#### [What to work on]
Pull out every line containing the string "that".

#### [Input material]
[Start]
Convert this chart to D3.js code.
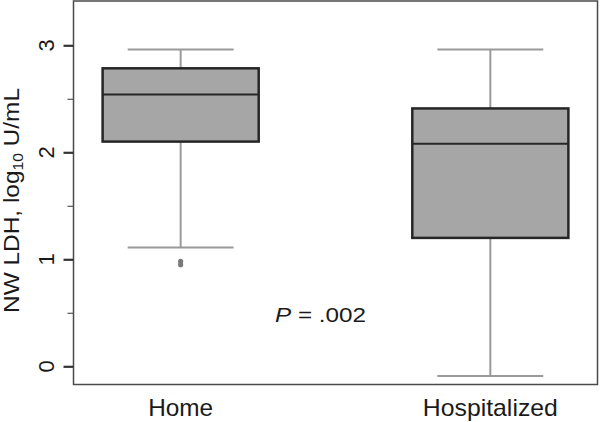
<!DOCTYPE html>
<html lang="en">
<head>
<meta charset="UTF-8">
<title>NW LDH by group</title>
<script src="https://d3js.org/d3.v7.min.js"></script>
<style>
    body { margin: 0; background: #fff; }
    svg { display: block; font-family: "Liberation Sans", Arial, Helvetica, sans-serif; }
</style>
</head>
<body>
<div id="chart"></div>
<script>
// box statistics (log10 U/mL)
const groups = ['Home', 'Hospitalized'];
const whiskerLow = [1.11, -0.09];
const q1 = [2.10, 1.20];
const median = [2.54, 2.08];
const q3 = [2.785, 2.41];
const whiskerHigh = [2.96, 2.96];
const outlierGroup = ['Home', 'Home'];
const outlierValue = [0.98, 0.95];
const yMajorTicks = [0, 1, 2, 3];
const yMinorTicks = [0.5, 1.5, 2.5];
const pText = '.002';

const width = 601, height = 422;
const frame = { left: 73.5, right: 597.5, top: 1, bottom: 384.5 };

const svg = d3.select('#chart').append('svg')
    .attr('width', width)
    .attr('height', height);

const x = d3.scalePoint()
    .domain(groups)
    .range([frame.left, frame.right])
    .padding(0.346);

const y = d3.scaleLinear()
    .domain([0, 3])
    .range([366.3, 45.3]);

const boxHalf = x.step() * 0.252;
const capHalf = x.step() * 0.171;

const boxes = groups.map((g, i) => ({
    group: g, lo: whiskerLow[i], q1: q1[i], med: median[i], q3: q3[i], hi: whiskerHigh[i]
}));

// whiskers
const wg = svg.append('g').attr('stroke', '#9a9a9a').attr('stroke-width', 2);
boxes.forEach(d => {
    const cx = x(d.group);
    wg.append('line').attr('x1', cx).attr('x2', cx).attr('y1', y(d.q3)).attr('y2', y(d.hi));
    wg.append('line').attr('x1', cx).attr('x2', cx).attr('y1', y(d.q1)).attr('y2', y(d.lo));
    wg.append('line').attr('x1', cx - capHalf).attr('x2', cx + capHalf).attr('y1', y(d.hi)).attr('y2', y(d.hi));
    wg.append('line').attr('x1', cx - capHalf).attr('x2', cx + capHalf).attr('y1', y(d.lo)).attr('y2', y(d.lo));
});

// boxes
svg.selectAll('.box')
    .data(boxes)
    .join('rect')
    .attr('class', 'box')
    .attr('x', d => x(d.group) - boxHalf)
    .attr('width', boxHalf * 2)
    .attr('y', d => y(d.q3))
    .attr('height', d => y(d.q1) - y(d.q3))
    .attr('fill', '#a6a6a6')
    .attr('stroke', '#262626')
    .attr('stroke-width', 2.5);

svg.selectAll('.median')
    .data(boxes)
    .join('line')
    .attr('class', 'median')
    .attr('x1', d => x(d.group) - boxHalf)
    .attr('x2', d => x(d.group) + boxHalf)
    .attr('y1', d => y(d.med))
    .attr('y2', d => y(d.med))
    .attr('stroke', '#262626')
    .attr('stroke-width', 2.2);

// outliers
svg.selectAll('.outlier')
    .data(outlierValue.map((v, i) => ({ group: outlierGroup[i], v })))
    .join('circle')
    .attr('class', 'outlier')
    .attr('cx', d => x(d.group))
    .attr('cy', d => y(d.v))
    .attr('r', 2.6)
    .attr('fill', '#7a7a7a');

// frame
svg.append('rect')
    .attr('x', frame.left)
    .attr('y', frame.top)
    .attr('width', frame.right - frame.left)
    .attr('height', frame.bottom - frame.top)
    .attr('fill', 'none')
    .attr('stroke', '#4a4a4a')
    .attr('stroke-width', 1.5);

// y axis: major and minor ticks
const majorAxis = svg.append('g')
    .attr('transform', `translate(${frame.left},0)`)
    .call(d3.axisLeft(y).tickValues(yMajorTicks).tickSize(10).tickFormat(''));
majorAxis.select('.domain').remove();
majorAxis.selectAll('line').attr('stroke', '#333').attr('stroke-width', 2.2);

const minorAxis = svg.append('g')
    .attr('transform', `translate(${frame.left},0)`)
    .call(d3.axisLeft(y).tickValues(yMinorTicks).tickSize(6).tickFormat(''));
minorAxis.select('.domain').remove();
minorAxis.selectAll('line').attr('stroke', '#555').attr('stroke-width', 1.2);

svg.selectAll('.ylab')
    .data(yMajorTicks)
    .join('text')
    .attr('class', 'ylab')
    .attr('transform', d => `translate(53.5,${y(d)}) rotate(-90)`)
    .attr('text-anchor', 'middle')
    .attr('font-size', 22)
    .attr('fill', '#1a1a1a')
    .text(d => d);

// y title
const yt = svg.append('text')
    .attr('transform', 'translate(19,200.5) rotate(-90)')
    .attr('text-anchor', 'middle')
    .attr('font-size', 22)
    .attr('fill', '#1a1a1a')
    .attr('textLength', 225)
    .attr('lengthAdjust', 'spacingAndGlyphs');
yt.append('tspan').text('NW LDH, log');
yt.append('tspan').attr('font-size', 14).attr('dy', 4).text('10');
yt.append('tspan').attr('dy', -4).text(' U/mL');

// x labels
svg.selectAll('.xlab')
    .data(groups)
    .join('text')
    .attr('class', 'xlab')
    .attr('x', d => x(d))
    .attr('y', 415.5)
    .attr('text-anchor', 'middle')
    .attr('font-size', 24)
    .attr('fill', '#1a1a1a')
    .attr('textLength', d => d === 'Home' ? 65 : 135)
    .attr('lengthAdjust', 'spacingAndGlyphs')
    .text(d => d);

// p value
const pt = svg.append('text')
    .attr('x', 275)
    .attr('y', 322)
    .attr('font-size', 20.5)
    .attr('fill', '#1a1a1a')
    .attr('textLength', 91)
    .attr('lengthAdjust', 'spacingAndGlyphs');
pt.append('tspan').attr('font-style', 'italic').text('P');
pt.append('tspan').text(' = ' + pText);
</script>
</body>
</html>
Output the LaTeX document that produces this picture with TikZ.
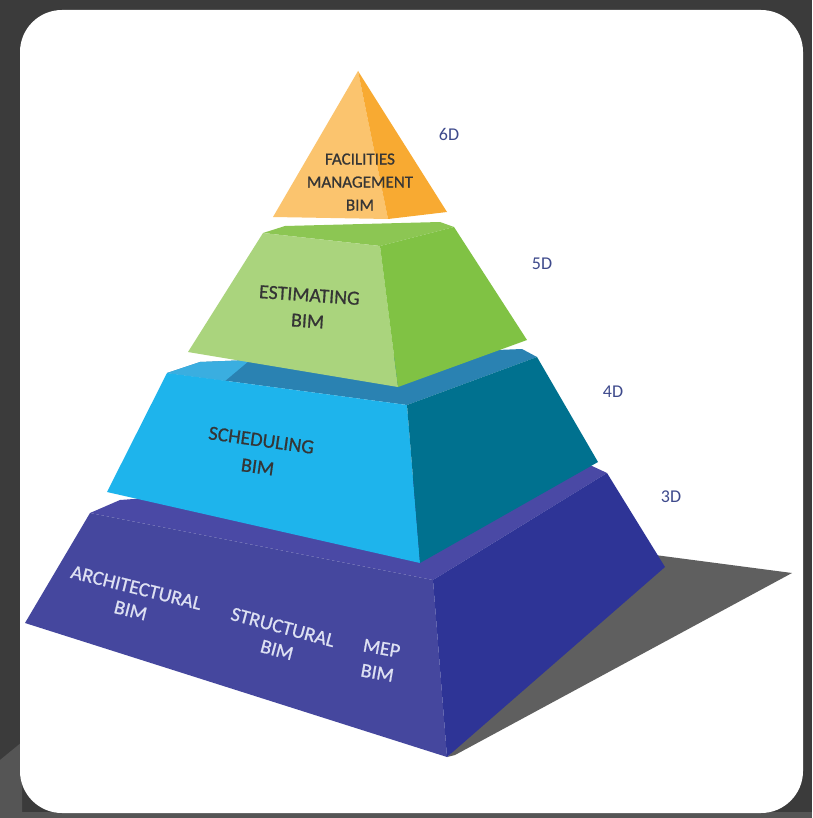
\documentclass[tikz,border=0pt]{standalone}
\usepackage{fontspec}
\setmainfont{Carlito}
\newfontfamily\lblfont{Carlito}[FakeBold=0.7]
\definecolor{bgdark}{HTML}{3B3B3B}
\definecolor{bgmid}{HTML}{555555}
\definecolor{shadowgray}{HTML}{5F5F5F}
\definecolor{orL}{HTML}{FBC46E}
\definecolor{orR}{HTML}{F8AA32}
\definecolor{grT}{HTML}{8CC653}
\definecolor{grF}{HTML}{AAD47D}
\definecolor{grR}{HTML}{80C244}
\definecolor{blT}{HTML}{2A82B2}
\definecolor{blTL}{HTML}{3AAEE0}
\definecolor{blF}{HTML}{1EB4EC}
\definecolor{blR}{HTML}{00718F}
\definecolor{puT}{HTML}{4A49A5}
\definecolor{puF}{HTML}{45479E}
\definecolor{puR}{HTML}{2E3496}
\definecolor{labgray}{HTML}{353535}
\definecolor{dimblue}{HTML}{3E4A8C}
\definecolor{puText}{HTML}{DDE0F2}
\begin{document}
\begin{tikzpicture}[x=1pt,y=-1pt,
  lbl/.style={font=\lblfont\fontsize{20}{26}\selectfont, text=labgray, align=center, inner sep=0pt},
  plbl/.style={font=\lblfont\fontsize{20}{23.5}\selectfont, text=puText, align=center, inner sep=0pt},
  dimlbl/.style={font=\fontsize{18}{20}\selectfont, text=dimblue, inner sep=0pt}]
\useasboundingbox (0,0) rectangle (812,818);
% background
\fill[bgdark] (0,0) rectangle (812,818);
\fill[bgmid] (0,760) -- (22,742) -- (22,818) -- (0,818) -- cycle;
\fill[bgmid] (0,812) rectangle (812,818);
\fill[white, rounded corners=42pt] (20,10) rectangle (803,813);
% shadow
\fill[shadowgray] (655,555) -- (792,573) -- (455,755) -- (447,757) -- cycle;
% 3D layer (purple)
\fill[puT] (90,513) -- (120,500) -- (592,466) -- (607,473) -- (433,580) -- cycle;
\fill[puF] (90,513) -- (433,580) -- (447,757) -- (25,623) -- cycle;
\fill[puR] (433,580) -- (607,473) -- (665,567) -- (447,757) -- cycle;
% 4D layer (blue)
\fill[blT] (167,373) -- (200,362) -- (522,349) -- (537,357) -- (407,405) -- cycle;
\fill[blTL] (167,373) -- (200,362) -- (250,360) -- (225,381) -- cycle;
\fill[blF] (167,373) -- (407,405) -- (420,563) -- (107,492) -- cycle;
\fill[blR] (407,405) -- (537,357) -- (598,462) -- (420,563) -- cycle;
% 5D layer (green)
\fill[grT] (263,233) -- (285,226) -- (440,222) -- (454,227) -- (380,246) -- cycle;
\fill[grF] (263,233) -- (380,246) -- (398,387) -- (188,352) -- cycle;
\fill[grR] (380,246) -- (454,227) -- (527,340) -- (398,387) -- cycle;
% 6D (orange tetrahedron)
\fill[orL] (358,71) -- (388,219) -- (273,217) -- cycle;
\fill[orR] (358,71) -- (447,212) -- (388,219) -- cycle;
% labels in the pyramid
\node[lbl, font=\lblfont\fontsize{17}{23}\selectfont] (fm) at (360,182) {FACILITIES\\MANAGEMENT\\BIM};
\node[lbl, rotate=-4] (est) at (308.5,308) {ESTIMATING\\BIM};
\node[lbl, font=\lblfont\fontsize{20}{27}\selectfont, rotate=-8] (sch) at (259.5,453.5) {SCHEDULING\\BIM};
\node[plbl, rotate=-14] (arc) at (133.5,599) {ARCHITECTURAL\\BIM};
\node[plbl, rotate=-15] (str) at (280,638.5) {STRUCTURAL\\BIM};
\node[plbl, font=\lblfont\fontsize{20}{25}\selectfont, rotate=-10] (mep) at (379.5,660.5) {MEP\\BIM};
% dimension labels
\node[dimlbl] (d6) at (449,134) {6D};
\node[dimlbl] (d5) at (542,264) {5D};
\node[dimlbl] (d4) at (613,392) {4D};
\node[dimlbl] (d3) at (671,497) {3D};
\end{tikzpicture}
\end{document}
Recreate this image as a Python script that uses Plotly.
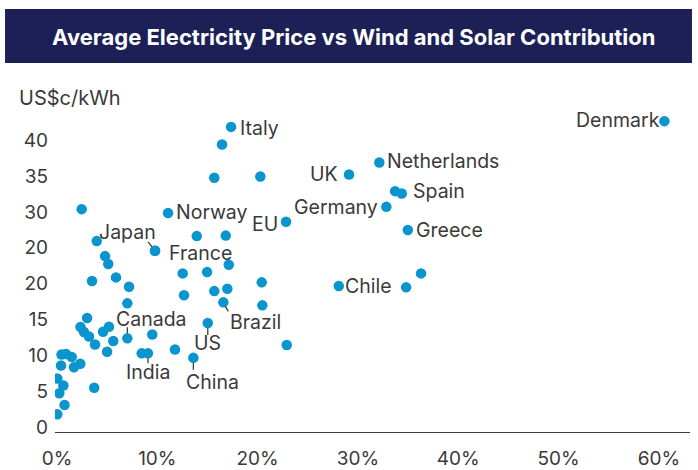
[End]
#### [Result for this exercise]
Output the LaTeX document that produces this picture with TikZ.
Recreate this image as a Python script that uses Plotly.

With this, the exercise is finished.